Nonetheless, your attempt at luring a hungry passerby in from the street with wafting scents of baked cinnamon and melted sugar was successful - the infamous sticky buns and cinnamon rolls were undoubtedly the largest I've encountered thus far.
While I'll admit I've always been a sucker for diners, your restaurant has charm - paper menus, crammed tables, murals painted with warm colors and a glass case stacked with the aforementioned sweets - and on that morning it had the quiet hum of clanking dishes and private conversations which added a certain comfort to the experience. The service was straightforward; almost too straight forward at times, but still commendable considering server put a stop to his round in order to engage with the toddler from a neighboring table, doing so by calling her by first name. I couldn't help but feel that this was the type of joint that would suck you into becoming a weekend regular and then be the reason for you jumping up three waist sizes, all before you know it.
The staff was cordial and swift at first. Shortly following the initial water deliverance came our coffee ($2.25); a brew that flowed with a rich density like all bottomless drip should, but this would be the climax of attention from our server. After delivering our plates - for myself the Chicken Fajita Omelet ($11.95) and for my eating partner a Denver Omelet - our server seemingly disappeared without making a reappearance for even a single refill of coffee. It must be pointed out that while a casual outing such as this does not rely on highly attentive service, excuses were in short due to the dining room being otherwise nearly empty.

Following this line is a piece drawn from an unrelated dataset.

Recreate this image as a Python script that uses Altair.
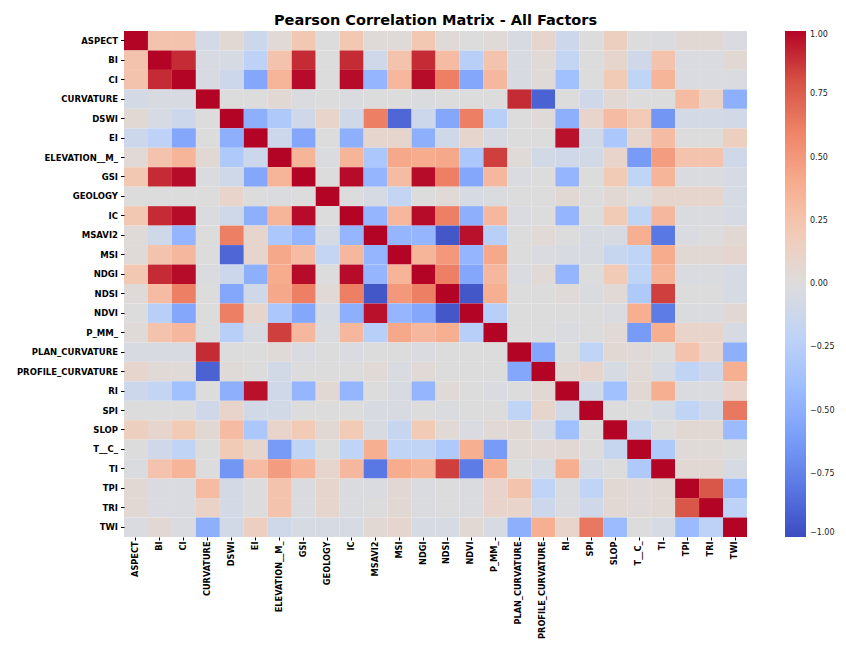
import altair as alt
import pandas as pd

factors = ["ASPECT", "BI", "CI", "CURVATURE", "DSWI", "EI", "ELEVATION__M_", "GSI",
           "GEOLOGY", "IC", "MSAVI2", "MSI", "NDGI", "NDSI", "NDVI", "P_MM_",
           "PLAN_CURVATURE", "PROFILE_CURVATURE", "RI", "SPI", "SLOP", "T__C_",
           "TI", "TPI", "TRI", "TWI"]

# Lower-triangle rows: correlation of each factor with the factors before it
r_BI = [0.25]
r_CI = [0.25, 0.9]
r_CURVATURE = [-0.07, -0.04, -0.04]
r_DSWI = [0.05, -0.05, -0.12, 0.0]
r_EI = [-0.12, -0.22, -0.55, 0.0, -0.5]
r_ELEVATION = [0.03, 0.25, 0.35, 0.05, -0.3, -0.12]
r_GSI = [0.22, 0.9, 0.98, -0.02, -0.1, -0.55, 0.35]
r_GEOLOGY = [0.0, 0.0, 0.0, 0.0, 0.1, 0.0, -0.02, 0.0]
r_IC = [0.22, 0.9, 0.98, -0.02, -0.1, -0.5, 0.35, 0.98, 0.0]
r_MSAVI2 = [0.02, -0.1, -0.45, 0.0, 0.62, 0.08, -0.32, -0.45, -0.05, -0.45]
r_MSI = [0.02, 0.25, 0.32, 0.0, -0.88, 0.08, 0.42, 0.3, -0.18, 0.32, -0.45]
r_NDGI = [0.22, 0.9, 0.98, -0.02, -0.12, -0.5, 0.4, 0.98, 0.0, 0.98, -0.45, 0.35]
r_NDSI = [0.02, 0.3, 0.62, 0.0, -0.55, -0.1, 0.42, 0.62, 0.03, 0.62, -0.95, 0.5, 0.62]
r_NDVI = [0.0, -0.25, -0.55, 0.0, 0.62, 0.08, -0.32, -0.55, -0.05, -0.5, 0.97, -0.45, -0.55, -0.95]
r_P_MM = [0.02, 0.25, 0.32, 0.0, -0.25, -0.04, 0.85, 0.32, -0.02, 0.32, -0.25, 0.42, 0.32, 0.38, -0.25]
r_PLAN = [-0.04, -0.04, -0.04, 0.9, 0.0, 0.0, 0.02, -0.03, 0.0, -0.03, 0.0, 0.0, -0.03, 0.0, 0.0, 0.0]
r_PROFILE = [0.08, 0.04, 0.02, -0.9, 0.02, 0.0, -0.08, 0.0, 0.0, 0.0, 0.04, -0.03, 0.04, 0.0, 0.0, 0.0, -0.55]
r_RI = [-0.12, -0.18, -0.38, 0.0, -0.5, 0.97, -0.1, -0.45, 0.05, -0.45, 0.0, -0.04, -0.45, 0.02, 0.0, -0.03, 0.0, 0.05]
r_SPI = [0.0, 0.0, 0.0, -0.1, 0.1, -0.08, -0.08, 0.0, 0.0, 0.0, -0.04, -0.04, 0.0, -0.02, 0.0, 0.0, -0.2, 0.08, -0.08]
r_SLOP = [0.15, 0.08, 0.2, 0.05, 0.3, -0.32, 0.1, 0.2, 0.05, 0.2, -0.04, -0.15, 0.2, 0.03, -0.03, 0.04, 0.05, -0.05, -0.38, 0.0]
r_T_C = [0.0, -0.1, -0.2, 0.0, 0.2, 0.08, -0.62, -0.2, 0.0, -0.2, 0.38, -0.2, -0.2, -0.3, 0.38, -0.62, 0.02, 0.03, 0.05, 0.0, -0.15]
r_TI = [-0.02, 0.25, 0.35, 0.0, -0.65, 0.3, 0.48, 0.35, 0.08, 0.32, -0.8, 0.4, 0.35, 0.85, -0.78, 0.38, 0.0, -0.05, 0.38, -0.05, 0.0, -0.3]
r_TPI = [0.05, -0.03, -0.03, 0.3, -0.07, 0.0, 0.25, -0.02, 0.08, -0.02, -0.03, 0.05, -0.03, 0.0, -0.02, 0.1, 0.25, -0.2, -0.02, -0.2, 0.05, 0.02, 0.05]
r_TRI = [0.05, -0.03, -0.03, 0.12, -0.07, 0.0, 0.25, -0.02, 0.08, -0.02, 0.0, 0.05, -0.02, 0.0, -0.02, 0.1, 0.1, -0.12, -0.02, -0.1, 0.05, 0.02, 0.05, 0.78]
r_TWI = [-0.03, 0.05, -0.03, -0.5, -0.08, 0.15, -0.1, -0.05, -0.05, -0.05, 0.05, 0.07, -0.05, -0.05, 0.05, -0.05, -0.5, 0.38, 0.1, 0.65, -0.42, 0.0, -0.05, -0.42, -0.22]

lower = [[], r_BI, r_CI, r_CURVATURE, r_DSWI, r_EI, r_ELEVATION, r_GSI, r_GEOLOGY,
         r_IC, r_MSAVI2, r_MSI, r_NDGI, r_NDSI, r_NDVI, r_P_MM, r_PLAN, r_PROFILE,
         r_RI, r_SPI, r_SLOP, r_T_C, r_TI, r_TPI, r_TRI, r_TWI]

cb_ticks = [1.0, 0.75, 0.5, 0.25, 0.0, -0.25, -0.5, -0.75, -1.0]
cmap_domain = [-1.0, -0.8, -0.6, -0.4, -0.2, 0.0, 0.2, 0.4, 0.6, 0.8, 1.0]
cmap_colors = ["#3b4cc0", "#5a78e4", "#7b9ff9", "#9ebeff", "#c0d4f5", "#dddcdc",
               "#f2cbb7", "#f7ac8e", "#ee8468", "#d65244", "#b40426"]

records = []
for i, rname in enumerate(factors):
    for j, cname in enumerate(factors):
        if i == j:
            v = 1.0
        elif j < i:
            v = lower[i][j]
        else:
            v = lower[j][i]
        records.append({"row": rname, "col": cname, "r": v})
df = pd.DataFrame(records)

FONT = "DejaVu Sans"

chart = alt.Chart(df).mark_rect().encode(
    x=alt.X("col:N", sort=factors, title=None,
            axis=alt.Axis(labelAngle=-90, labelAlign="right", labelBaseline="middle",
                          labelFont=FONT, labelFontWeight="bold", labelFontSize=8.2,
                          labelColor="#000000", tickSize=3, tickColor="#000000",
                          domain=False, labelPadding=1)),
    y=alt.Y("row:N", sort=factors, title=None,
            axis=alt.Axis(labelFont=FONT, labelFontWeight="bold", labelFontSize=8.5,
                          labelColor="#000000", tickSize=3.5, tickColor="#000000",
                          domain=False, labelPadding=3)),
    color=alt.Color("r:Q",
                    scale=alt.Scale(domain=cmap_domain, range=cmap_colors, interpolate="rgb"),
                    legend=alt.Legend(title=None, orient="none", legendX=661, legendY=0,
                                      direction="vertical",
                                      gradientLength=506, gradientThickness=21,
                                      gradientStrokeWidth=0, values=cb_ticks,
                                      format=".2f", labelFont=FONT, labelFontSize=8,
                                      labelColor="#222222", labelOverlap=False,
                                      labelOffset=4, padding=0)),
).properties(
    width=623, height=506,
    autosize=alt.AutoSizeParams(type="none"),
    padding={"left": 116, "top": 23, "right": 91, "bottom": 103},
    title=alt.Title("Pearson Correlation Matrix - All Factors", font=FONT,
                    fontSize=14.5, fontWeight="bold", color="#000000", offset=3,
                    frame="group"),
).configure_view(stroke=None)

chart.save("out.html", embed_options={"renderer": "svg", "actions": False})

No less, the dish and it's two sides, a bowl of fruit and mound of potatoes, was a portion large enough to compensate for the lagging service. With its careful assortment of varying colors, the side fruit was so intense and commanding in size and flavor that I might have guessed it to be genetically modified (even if it is, I won't tell anyone). Sour peaches, ripe cherries and juicy watermelon were among the prime components, all of which helped curb the seemingly insatiable sweet craving created by your pastries.
Though listed as hash browns, my potatoes arrived as a heap of quartered and halved potatoes that were tender and rich with oil and salt (it might be wise to specify this distinct difference for the finicky type). Before even slicing into the omelet I began to feel full. Though, once I did cut into the omelet; which was filled to the brim with a generous portion of bell peppers, onions, tomatoes and chicken, I found it difficult to stop. Outside of maintaining its composure, the actual omelet faltered with flavor and remained uninspiring. Not even the side of 'homemade salsa' could do much to restore balance, ultimately leaving the seared edges of fajita chicken and roast bell peppers to assert interesting flavors.

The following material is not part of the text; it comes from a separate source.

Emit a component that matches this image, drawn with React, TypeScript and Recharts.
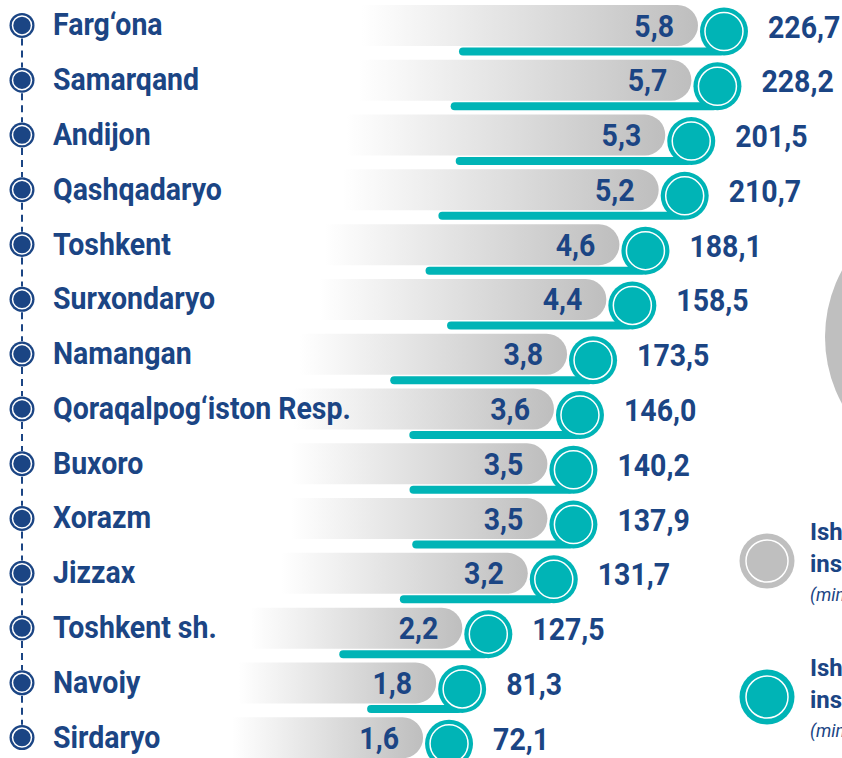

Though unexciting, the meal was satisfying as it hit on a number of standard tasting points while providing the sort of warm atmosphere one seeks on an early morning in unfamiliar territory. Had the service been more attentive (a line cook came to clear our plates), I may mark your operation as one essential for revisit, but it's difficult to ignore negligence in favor of above-average food. If I'm to return, it will only be for copious amounts of sticky buns and cinnamon rolls.